*WHAT NEEDS TO BE DONE*:
Write out the full listing exactly as given, minus the images.

*DATA SHOWN*:
━━━━━━

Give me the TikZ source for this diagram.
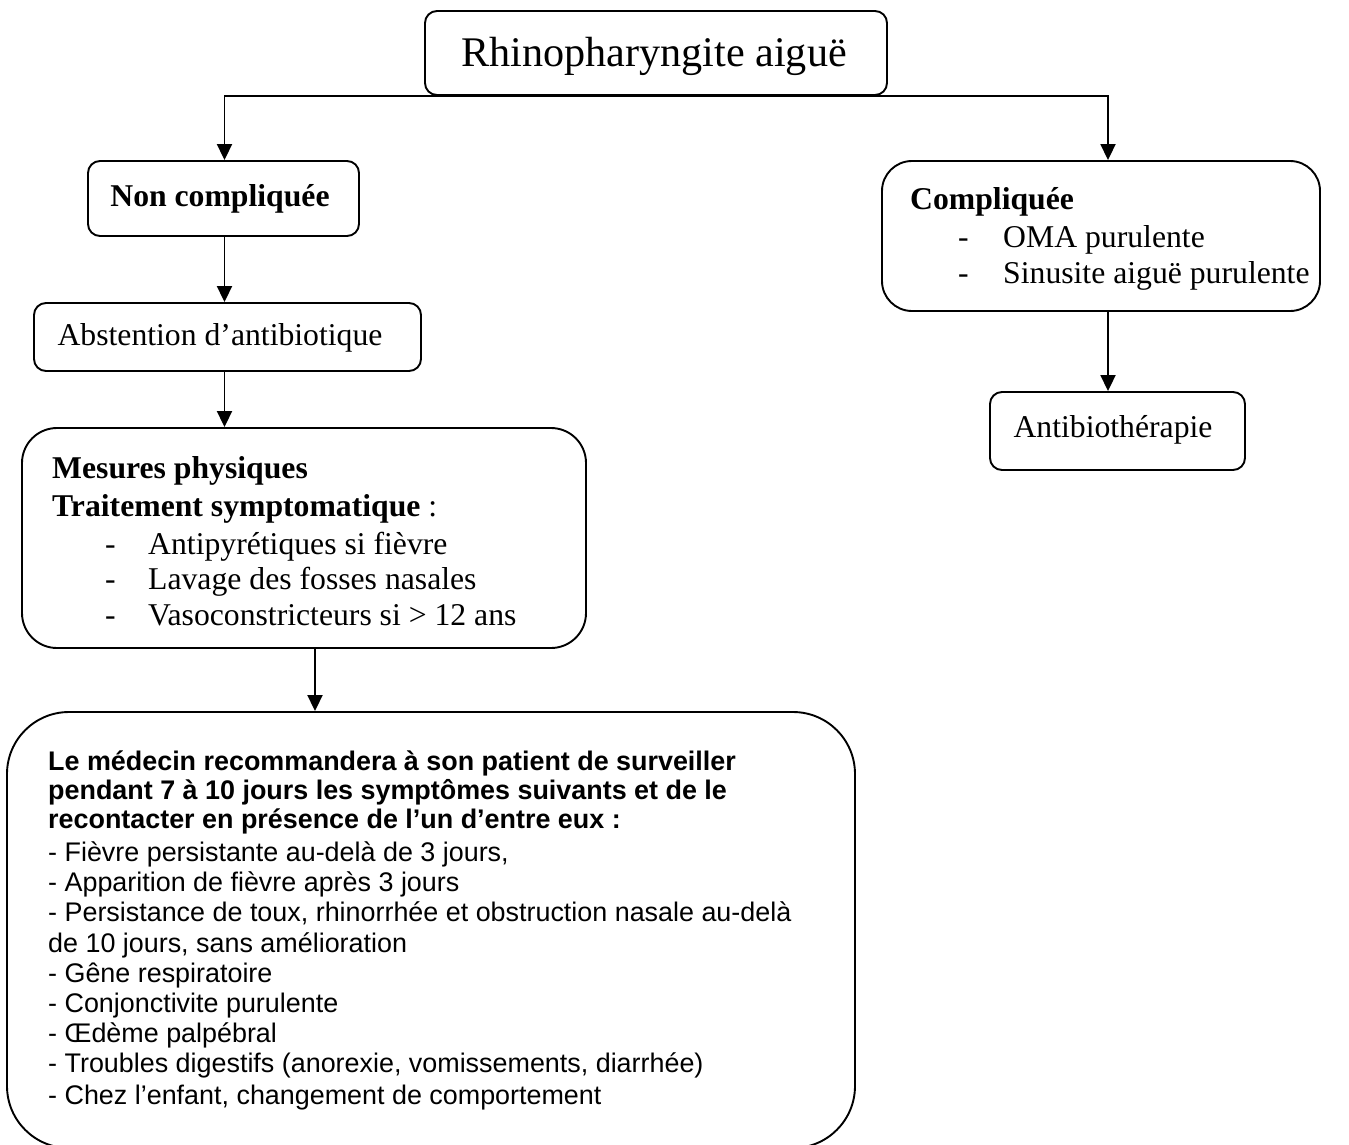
\documentclass[tikz,border=0pt]{standalone}
\usepackage{fontspec}
\setmainfont{Liberation Serif}
\newfontfamily\arialf{Liberation Sans}
\usetikzlibrary{arrows.meta,calc}
\tikzset{
  box/.style={draw, line width=1.9pt, rounded corners=12pt, inner sep=0pt},
  arr/.style={line width=1.9pt, -{Triangle[width=15pt,length=16pt]}},
  tnr/.style={inner sep=0pt, anchor=base west, font=\fontsize{31.7}{36}\selectfont},
  tnrc/.style={inner sep=0pt, font=\fontsize{31.7}{36}\selectfont},
  ari/.style={inner sep=0pt, anchor=base west, font=\arialf\fontsize{26.9}{30}\selectfont},
  arib/.style={inner sep=0pt, anchor=base west, font=\arialf\bfseries\fontsize{26.9}{30}\selectfont}
}
\begin{document}
\begin{tikzpicture}[x=1pt,y=-1pt]
\useasboundingbox (0,0) rectangle (1349,1144);
% boxes
\node[box, minimum width=462pt, minimum height=84pt] (top) at (656,53) {};
\node[inner sep=0pt, font=\fontsize{42.2}{48}\selectfont] (toptxt) at (654,56) {Rhinopharyngite aiguë};

\node[box, minimum width=271pt, minimum height=75pt] (nc) at (223.5,198.5) {};
\node[tnrc, font=\bfseries\fontsize{31.7}{36}\selectfont] (nctxt) at (220,199) {Non compliquée};

\node[box, rounded corners=30pt, minimum width=438pt, minimum height=150pt] (comp) at (1101,236) {};
\node[tnr, font=\bfseries\fontsize{31.7}{36}\selectfont] (c1) at (910,209) {Compliquée};
\node[tnr] (c2d) at (958,247) {-};
\node[tnr] (c2) at (1003,247) {OMA purulente};
\node[tnr] (c3d) at (958,283) {-};
\node[tnr] (c3) at (1003,283) {Sinusite aiguë purulente};

\node[box, minimum width=255pt, minimum height=78pt] (anti) at (1117.5,431) {};
\node[tnrc] (antitxt) at (1113,430) {Antibiothérapie};

\node[box, minimum width=387pt, minimum height=68pt] (abst) at (227.5,337) {};
\node[tnrc] (absttxt) at (220,338) {Abstention d’antibiotique};

\node[box, rounded corners=35pt, minimum width=564pt, minimum height=220pt] (mes) at (304,538) {};
\node[tnr, font=\bfseries\fontsize{31.7}{36}\selectfont] (m1) at (52,478) {Mesures physiques};
\node[tnr] (m2) at (52,516) {\textbf{Traitement symptomatique} :};
\node[tnr] (m3d) at (105,554) {-};
\node[tnr] (m3) at (148,554) {Antipyrétiques si fièvre};
\node[tnr] (m4d) at (105,589) {-};
\node[tnr] (m4) at (148,589) {Lavage des fosses nasales};
\node[tnr] (m5d) at (105,625) {-};
\node[tnr] (m5) at (148,625) {Vasoconstricteurs si > 12 ans};

\node[box, rounded corners=62pt, minimum width=848pt, minimum height=436pt] (bot) at (431,930) {};
\node[arib] (b1) at (48,770) {Le médecin recommandera à son patient de surveiller};
\node[arib] (b2) at (48,799) {pendant 7 à 10 jours les symptômes suivants et de le};
\node[arib] (b3) at (48,828) {recontacter en présence de l’un d’entre eux :};
\node[ari] (b4) at (48,861) {- Fièvre persistante au-delà de 3 jours,};
\node[ari] (b5) at (48,891) {- Apparition de fièvre après 3 jours};
\node[ari] (b6) at (48,921) {- Persistance de toux, rhinorrhée et obstruction nasale au-delà};
\node[ari] (b7) at (48,952) {de 10 jours, sans amélioration};
\node[ari] (b8) at (48,982) {- Gêne respiratoire};
\node[ari] (b9) at (48,1012) {- Conjonctivite purulente};
\node[ari] (b10) at (48,1042) {- Œdème palpébral};
\node[ari] (b11) at (48,1072) {- Troubles digestifs (anorexie, vomissements, diarrhée)};
\node[ari] (b12) at (48,1104) {- Chez l’enfant, changement de comportement};

% connectors
\draw[arr] (top.south) -| ([xshift=1pt]nc.north);
\draw[arr] (top.south) -| ([xshift=7pt]comp.north);
\draw[arr] ([xshift=1pt]nc.south) -- ([xshift=1pt]nc.south |- abst.north);
\draw[arr] ([xshift=1pt]abst.south -| nc.south) -- ([xshift=1pt]mes.north -| nc.south);
\draw[arr] ([xshift=11pt]mes.south) -- ([xshift=11pt]mes.south |- bot.north);
\draw[arr] ([xshift=7pt]comp.south) -- ([xshift=7pt]comp.south |- anti.north);
\end{tikzpicture}
\end{document}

━━━━━━

*WRITTEN RESPONSE*:
Give me the TikZ source for this diagram.
\documentclass[tikz,border=0pt]{standalone}
\usepackage{fontspec}
\setmainfont{Liberation Serif}
\newfontfamily\arialf{Liberation Sans}
\usetikzlibrary{arrows.meta,calc}
\tikzset{
  box/.style={draw, line width=1.9pt, rounded corners=12pt, inner sep=0pt},
  arr/.style={line width=1.9pt, -{Triangle[width=15pt,length=16pt]}},
  tnr/.style={inner sep=0pt, anchor=base west, font=\fontsize{31.7}{36}\selectfont},
  tnrc/.style={inner sep=0pt, font=\fontsize{31.7}{36}\selectfont},
  ari/.style={inner sep=0pt, anchor=base west, font=\arialf\fontsize{26.9}{30}\selectfont},
  arib/.style={inner sep=0pt, anchor=base west, font=\arialf\bfseries\fontsize{26.9}{30}\selectfont}
}
\begin{document}
\begin{tikzpicture}[x=1pt,y=-1pt]
\useasboundingbox (0,0) rectangle (1349,1144);
% boxes
\node[box, minimum width=462pt, minimum height=84pt] (top) at (656,53) {};
\node[inner sep=0pt, font=\fontsize{42.2}{48}\selectfont] (toptxt) at (654,56) {Rhinopharyngite aiguë};

\node[box, minimum width=271pt, minimum height=75pt] (nc) at (223.5,198.5) {};
\node[tnrc, font=\bfseries\fontsize{31.7}{36}\selectfont] (nctxt) at (220,199) {Non compliquée};

\node[box, rounded corners=30pt, minimum width=438pt, minimum height=150pt] (comp) at (1101,236) {};
\node[tnr, font=\bfseries\fontsize{31.7}{36}\selectfont] (c1) at (910,209) {Compliquée};
\node[tnr] (c2d) at (958,247) {-};
\node[tnr] (c2) at (1003,247) {OMA purulente};
\node[tnr] (c3d) at (958,283) {-};
\node[tnr] (c3) at (1003,283) {Sinusite aiguë purulente};

\node[box, minimum width=255pt, minimum height=78pt] (anti) at (1117.5,431) {};
\node[tnrc] (antitxt) at (1113,430) {Antibiothérapie};

\node[box, minimum width=387pt, minimum height=68pt] (abst) at (227.5,337) {};
\node[tnrc] (absttxt) at (220,338) {Abstention d’antibiotique};

\node[box, rounded corners=35pt, minimum width=564pt, minimum height=220pt] (mes) at (304,538) {};
\node[tnr, font=\bfseries\fontsize{31.7}{36}\selectfont] (m1) at (52,478) {Mesures physiques};
\node[tnr] (m2) at (52,516) {\textbf{Traitement symptomatique} :};
\node[tnr] (m3d) at (105,554) {-};
\node[tnr] (m3) at (148,554) {Antipyrétiques si fièvre};
\node[tnr] (m4d) at (105,589) {-};
\node[tnr] (m4) at (148,589) {Lavage des fosses nasales};
\node[tnr] (m5d) at (105,625) {-};
\node[tnr] (m5) at (148,625) {Vasoconstricteurs si > 12 ans};

\node[box, rounded corners=62pt, minimum width=848pt, minimum height=436pt] (bot) at (431,930) {};
\node[arib] (b1) at (48,770) {Le médecin recommandera à son patient de surveiller};
\node[arib] (b2) at (48,799) {pendant 7 à 10 jours les symptômes suivants et de le};
\node[arib] (b3) at (48,828) {recontacter en présence de l’un d’entre eux :};
\node[ari] (b4) at (48,861) {- Fièvre persistante au-delà de 3 jours,};
\node[ari] (b5) at (48,891) {- Apparition de fièvre après 3 jours};
\node[ari] (b6) at (48,921) {- Persistance de toux, rhinorrhée et obstruction nasale au-delà};
\node[ari] (b7) at (48,952) {de 10 jours, sans amélioration};
\node[ari] (b8) at (48,982) {- Gêne respiratoire};
\node[ari] (b9) at (48,1012) {- Conjonctivite purulente};
\node[ari] (b10) at (48,1042) {- Œdème palpébral};
\node[ari] (b11) at (48,1072) {- Troubles digestifs (anorexie, vomissements, diarrhée)};
\node[ari] (b12) at (48,1104) {- Chez l’enfant, changement de comportement};

% connectors
\draw[arr] (top.south) -| ([xshift=1pt]nc.north);
\draw[arr] (top.south) -| ([xshift=7pt]comp.north);
\draw[arr] ([xshift=1pt]nc.south) -- ([xshift=1pt]nc.south |- abst.north);
\draw[arr] ([xshift=1pt]abst.south -| nc.south) -- ([xshift=1pt]mes.north -| nc.south);
\draw[arr] ([xshift=11pt]mes.south) -- ([xshift=11pt]mes.south |- bot.north);
\draw[arr] ([xshift=7pt]comp.south) -- ([xshift=7pt]comp.south |- anti.north);
\end{tikzpicture}
\end{document}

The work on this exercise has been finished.